The Sisters of Mercy sold off the Mater Private more than a decade ago but the St Vincent’s campus is home to a public hospital and a private hospital located side by side. The hospital group says the affairs of both hospitals are run separately but this is not a view shared by the HSE, which has sent in forensic auditors to examine the public-private split worked by consultants.

The Sisters of Mercy also own Cappagh orthopaedic hospital in Finglas, the National Rehabilitation Hospital in Dún Laoghaire and Mercy University Hospital in Cork, while the Sisters of Charity run St Michael’s hospital in Dún Laoghaire as part of the St Vincent’s Hospital Group.

Catholic ethos

All of these hospitals are funded by the taxpayer and there is little to distinguish their services or their operations from that of mainstream HSE hospitals. What defines them more, arguably, is their status as voluntary hospitals, run independently from the HSE.

A possible exception relates to ethos; Catholic-owned hospitals are generally less likely to offer services, particularly in reproductive health, that conflict with the church's ethics. The ethos issue featured prominently in the recent row over moving the National Maternity Hospital to the St Vincent's campus, though most clinicians in both hospitals denied it was a factor in their disagreements, which have since been resolved.

There is a strong Catholic involvement in the running of other hospitals, though their ownership structures are more complex than at the Mater or St Vincent’s.

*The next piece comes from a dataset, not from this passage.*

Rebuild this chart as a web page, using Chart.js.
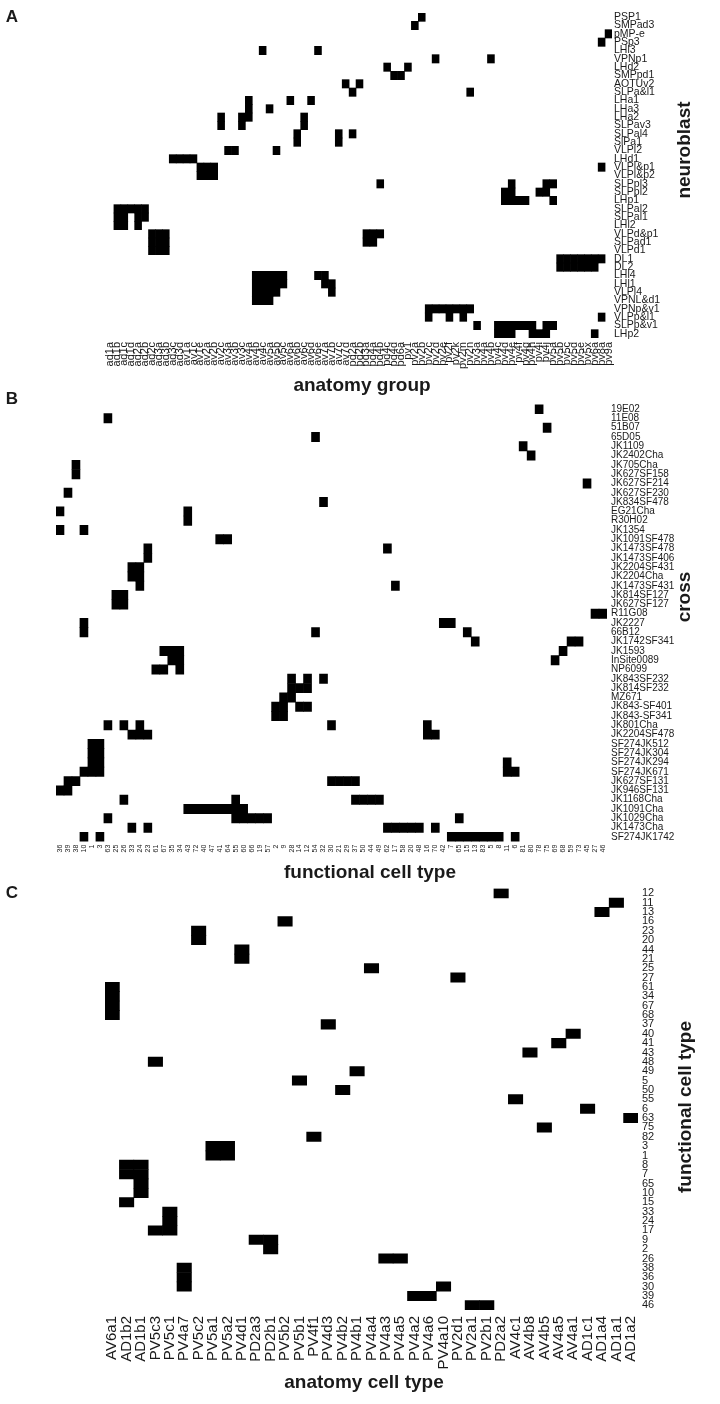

Our Lady's Children's Hospital in Crumlin was set up by the Archbishop of Dublin in the 1950s and the incumbent, Dr Diarmuid Martin, chairs board meeting. The hospital is owned by the board.

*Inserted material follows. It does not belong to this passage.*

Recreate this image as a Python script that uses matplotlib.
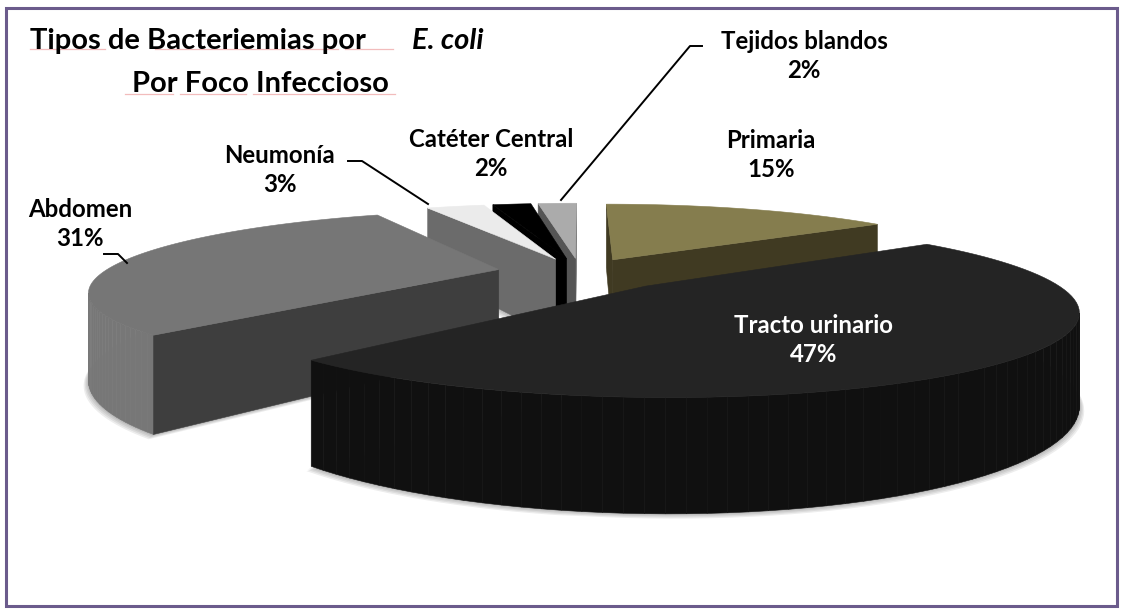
import numpy as np
import matplotlib
matplotlib.use("Agg")
import matplotlib.pyplot as plt
from matplotlib.patches import Polygon, Rectangle

categorias = ["Primaria", "Tracto urinario", "Abdomen", "Neumonía", "Catéter Central", "Tejidos blandos"]
valores = [15, 47, 31, 3, 2, 2]

# separacion de cada rebanada y colores (tapa, corte, pared exterior)
explode = [0.19, 0.24, 0.21, 0.19, 0.19, 0.19]
color_tapa = ["#857d4e", "#242424", "#767676", "#ebebeb", "#000000", "#ababab"]
color_corte = ["#403a22", "#1c1c1c", "#3e3e3e", "#6b6b6b", "#000000", "#555555"]
color_pared = ["#403a22", "#101010", "#777777", "#6b6b6b", "#000000", "#555555"]

# camara: perspectiva simple del plano de la torta a pixeles
CX, CY = 580, 272
A, B, P, H = 395, 75, 0.25, 82


def proyectar(x, y, z=0.0):
    w = 1 - P * y
    return CX + A * x / w, CY + B * y / w + H * z / w


def signed_area(pts):
    p = np.array(pts)
    return 0.5 * np.sum(p[:, 0] * np.roll(p[:, 1], -1) - np.roll(p[:, 0], -1) * p[:, 1])


def dibujar_cara(ax, pts, color, zorder):
    ax.add_patch(Polygon(pts, closed=True, fc=color, ec=color, lw=0.4, zorder=zorder))


fig = plt.figure(figsize=(11.23, 6.14), dpi=100)
ax = fig.add_axes([0, 0, 1, 1])
ax.set_xlim(0, 1123)
ax.set_ylim(614, 0)
ax.axis("off")
plt.rcParams["font.family"] = "Lato"

ax.add_patch(Rectangle((6, 8), 1111, 598, fc="white", ec="#6b5b8c", lw=2.2, zorder=0))

fracc = np.array(valores) / sum(valores)
fin = np.cumsum(fracc) * 2 * np.pi
ini = fin - fracc * 2 * np.pi
medio = (ini + fin) / 2

# de atras hacia adelante
orden = np.argsort(-np.cos(medio) * np.array(explode))

for i in orden:
    ox = explode[i] * np.sin(medio[i])
    oy = -explode[i] * np.cos(medio[i])
    th = np.linspace(ini[i], fin[i], 80)
    bx = ox + np.sin(th)
    by = oy - np.cos(th)
    z0 = 1 + list(orden).index(i) * 3

    # sombra suave
    base = [proyectar(ox, oy, 1)] + [proyectar(a, b, 1) for a, b in zip(bx, by)]
    for k in range(1, 5):
        sombra = [(px + 1.2 * k * np.sign(px - CX), py + 1.2 * k) for px, py in base]
        ax.add_patch(Polygon(sombra, closed=True, fc="black", ec="none", alpha=0.07, zorder=z0))

    # pared exterior
    for j in range(len(th) - 1):
        q = [proyectar(bx[j], by[j]), proyectar(bx[j + 1], by[j + 1]),
             proyectar(bx[j + 1], by[j + 1], 1), proyectar(bx[j], by[j], 1)]
        if signed_area(q) < 0:
            dibujar_cara(ax, q, color_pared[i], z0 + 1)

    # caras de corte
    c1 = [proyectar(ox, oy), proyectar(bx[0], by[0]), proyectar(bx[0], by[0], 1), proyectar(ox, oy, 1)]
    c2 = [proyectar(bx[-1], by[-1]), proyectar(ox, oy), proyectar(ox, oy, 1), proyectar(bx[-1], by[-1], 1)]
    for cara in (c1, c2):
        if signed_area(cara) < 0:
            dibujar_cara(ax, cara, color_corte[i], z0 + 1)

    # tapa
    tapa = [proyectar(ox, oy)] + [proyectar(a, b) for a, b in zip(bx, by)]
    dibujar_cara(ax, tapa, color_tapa[i], z0 + 2)

Z = 50
FS = 17.3
ax.text(30, 41, "Tipos de Bacteriemias por ", fontsize=21, fontweight="bold", ha="left", va="center", zorder=Z)
ax.text(483, 41, "E. coli", fontsize=21, fontweight="bold", style="italic", ha="right", va="center", zorder=Z)
ax.text(260, 84, "Por Foco Infeccioso", fontsize=21, fontweight="bold", ha="center", va="center", zorder=Z)

for x0, x1, y in [(30, 105, 49), (155, 338, 49), (345, 393, 49), (125, 173, 94), (180, 246, 94), (253, 395, 94)]:
    ax.plot([x0, x1], [y, y], color="#f2bcbc", lw=0.9, zorder=Z - 1)

etiquetas = [(771, 155, "white"), (814, 340, "white"), (80, 224, "black"), (280, 170, "black"),
             (491, 154, "black"), (804, 56, "black")]
for i, (x, y, c) in enumerate(etiquetas):
    c = "black" if i == 0 else c
    ax.text(x, y, f"{categorias[i]}\n{valores[i]}%", fontsize=FS, fontweight="bold", color=c,
            ha="center", va="center", linespacing=1.3, zorder=Z)

ax.plot([104, 118, 127], [254, 254, 263], color="black", lw=1.4, zorder=Z)
ax.plot([348, 362, 428], [161, 161, 204], color="black", lw=1.4, zorder=Z)
ax.plot([702, 690, 561], [46, 46, 200], color="black", lw=1.4, zorder=Z)

fig.savefig("out.png", dpi=100)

Four clerics of various hues sit ex officio on the board of the National Maternity Hospital, which was established under an Act of the Oireachtas in the 1930s. Dr Martin is, by law, the chair of the hospital but is not active in the post.

The level of Catholic influence is, arguably, far higher in private medicine than in the public system. The Bon Secours order, which ran the mother-and-baby home in Tuam, owns one of the biggest private healthcare businesses in Ireland, which pays €3 million in annual rent to the order.

Meanwhile, Jimmy Sheehan founded the Blackrock Clinic and related private hospitals as avowedly Catholic institutions.

Yet despite the perception in some quarters that the church is refusing to cede control in healthcare, many orders have closed down hospitals or passed ownership to the state in recent decades. Our Lady of Lourdes in Drogheda and Portiuncula in Ballinasloe, for example, were formerly owned by religious orders but are now part of the HSE.